— DATA EXTRACT —
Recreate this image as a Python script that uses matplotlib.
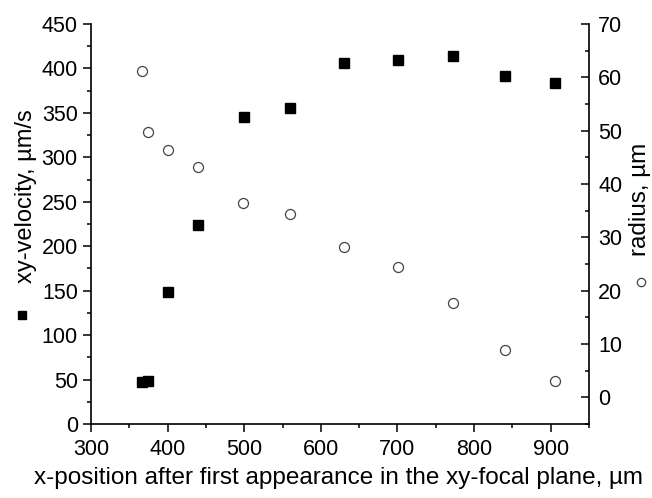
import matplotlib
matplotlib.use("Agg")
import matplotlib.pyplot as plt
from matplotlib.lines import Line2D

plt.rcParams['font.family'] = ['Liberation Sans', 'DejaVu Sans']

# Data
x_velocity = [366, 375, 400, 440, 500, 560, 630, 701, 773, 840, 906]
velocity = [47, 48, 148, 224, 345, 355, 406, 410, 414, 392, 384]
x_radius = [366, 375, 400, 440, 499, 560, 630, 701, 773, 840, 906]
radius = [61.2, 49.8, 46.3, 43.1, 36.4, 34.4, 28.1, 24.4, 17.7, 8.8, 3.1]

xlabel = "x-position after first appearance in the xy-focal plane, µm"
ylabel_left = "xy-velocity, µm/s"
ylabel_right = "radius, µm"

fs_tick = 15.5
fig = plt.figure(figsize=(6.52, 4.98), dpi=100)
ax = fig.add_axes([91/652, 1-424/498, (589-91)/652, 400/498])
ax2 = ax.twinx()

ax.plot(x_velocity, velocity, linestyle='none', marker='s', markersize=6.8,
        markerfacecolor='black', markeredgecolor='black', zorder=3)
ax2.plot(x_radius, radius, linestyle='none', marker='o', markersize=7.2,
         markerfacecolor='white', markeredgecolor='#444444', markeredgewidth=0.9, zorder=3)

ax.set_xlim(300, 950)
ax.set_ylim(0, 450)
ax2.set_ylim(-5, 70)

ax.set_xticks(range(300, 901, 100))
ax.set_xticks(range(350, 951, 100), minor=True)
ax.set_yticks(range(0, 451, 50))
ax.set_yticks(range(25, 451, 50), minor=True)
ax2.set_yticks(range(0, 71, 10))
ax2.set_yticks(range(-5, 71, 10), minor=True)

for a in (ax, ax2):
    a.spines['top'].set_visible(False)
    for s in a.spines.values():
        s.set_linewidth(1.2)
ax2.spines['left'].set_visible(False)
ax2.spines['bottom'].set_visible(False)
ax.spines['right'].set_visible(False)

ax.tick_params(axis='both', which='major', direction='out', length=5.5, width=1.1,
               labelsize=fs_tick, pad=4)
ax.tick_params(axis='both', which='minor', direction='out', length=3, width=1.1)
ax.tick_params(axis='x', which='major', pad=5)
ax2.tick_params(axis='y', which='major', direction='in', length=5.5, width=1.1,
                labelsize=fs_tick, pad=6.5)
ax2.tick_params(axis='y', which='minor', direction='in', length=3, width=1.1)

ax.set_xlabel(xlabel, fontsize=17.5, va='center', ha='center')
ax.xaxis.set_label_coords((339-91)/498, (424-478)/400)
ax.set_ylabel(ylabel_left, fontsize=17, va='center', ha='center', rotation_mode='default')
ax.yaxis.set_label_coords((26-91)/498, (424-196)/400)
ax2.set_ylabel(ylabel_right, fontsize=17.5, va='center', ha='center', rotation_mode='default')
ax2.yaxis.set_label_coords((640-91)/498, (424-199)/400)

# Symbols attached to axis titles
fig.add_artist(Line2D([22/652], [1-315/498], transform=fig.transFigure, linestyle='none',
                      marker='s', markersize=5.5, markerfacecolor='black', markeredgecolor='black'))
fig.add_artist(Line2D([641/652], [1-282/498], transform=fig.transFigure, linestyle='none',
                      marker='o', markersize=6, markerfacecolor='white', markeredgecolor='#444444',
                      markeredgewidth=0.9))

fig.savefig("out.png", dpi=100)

— WHAT TO DO —
Leave out the pictures and restate everything else word for word.

— SOLVED PROBLEM —
Recreate this image as a Python script that uses matplotlib.
import matplotlib
matplotlib.use("Agg")
import matplotlib.pyplot as plt
from matplotlib.lines import Line2D

plt.rcParams['font.family'] = ['Liberation Sans', 'DejaVu Sans']

# Data
x_velocity = [366, 375, 400, 440, 500, 560, 630, 701, 773, 840, 906]
velocity = [47, 48, 148, 224, 345, 355, 406, 410, 414, 392, 384]
x_radius = [366, 375, 400, 440, 499, 560, 630, 701, 773, 840, 906]
radius = [61.2, 49.8, 46.3, 43.1, 36.4, 34.4, 28.1, 24.4, 17.7, 8.8, 3.1]

xlabel = "x-position after first appearance in the xy-focal plane, µm"
ylabel_left = "xy-velocity, µm/s"
ylabel_right = "radius, µm"

fs_tick = 15.5
fig = plt.figure(figsize=(6.52, 4.98), dpi=100)
ax = fig.add_axes([91/652, 1-424/498, (589-91)/652, 400/498])
ax2 = ax.twinx()

ax.plot(x_velocity, velocity, linestyle='none', marker='s', markersize=6.8,
        markerfacecolor='black', markeredgecolor='black', zorder=3)
ax2.plot(x_radius, radius, linestyle='none', marker='o', markersize=7.2,
         markerfacecolor='white', markeredgecolor='#444444', markeredgewidth=0.9, zorder=3)

ax.set_xlim(300, 950)
ax.set_ylim(0, 450)
ax2.set_ylim(-5, 70)

ax.set_xticks(range(300, 901, 100))
ax.set_xticks(range(350, 951, 100), minor=True)
ax.set_yticks(range(0, 451, 50))
ax.set_yticks(range(25, 451, 50), minor=True)
ax2.set_yticks(range(0, 71, 10))
ax2.set_yticks(range(-5, 71, 10), minor=True)

for a in (ax, ax2):
    a.spines['top'].set_visible(False)
    for s in a.spines.values():
        s.set_linewidth(1.2)
ax2.spines['left'].set_visible(False)
ax2.spines['bottom'].set_visible(False)
ax.spines['right'].set_visible(False)

ax.tick_params(axis='both', which='major', direction='out', length=5.5, width=1.1,
               labelsize=fs_tick, pad=4)
ax.tick_params(axis='both', which='minor', direction='out', length=3, width=1.1)
ax.tick_params(axis='x', which='major', pad=5)
ax2.tick_params(axis='y', which='major', direction='in', length=5.5, width=1.1,
                labelsize=fs_tick, pad=6.5)
ax2.tick_params(axis='y', which='minor', direction='in', length=3, width=1.1)

ax.set_xlabel(xlabel, fontsize=17.5, va='center', ha='center')
ax.xaxis.set_label_coords((339-91)/498, (424-478)/400)
ax.set_ylabel(ylabel_left, fontsize=17, va='center', ha='center', rotation_mode='default')
ax.yaxis.set_label_coords((26-91)/498, (424-196)/400)
ax2.set_ylabel(ylabel_right, fontsize=17.5, va='center', ha='center', rotation_mode='default')
ax2.yaxis.set_label_coords((640-91)/498, (424-199)/400)

# Symbols attached to axis titles
fig.add_artist(Line2D([22/652], [1-315/498], transform=fig.transFigure, linestyle='none',
                      marker='s', markersize=5.5, markerfacecolor='black', markeredgecolor='black'))
fig.add_artist(Line2D([641/652], [1-282/498], transform=fig.transFigure, linestyle='none',
                      marker='o', markersize=6, markerfacecolor='white', markeredgecolor='#444444',
                      markeredgewidth=0.9))

fig.savefig("out.png", dpi=100)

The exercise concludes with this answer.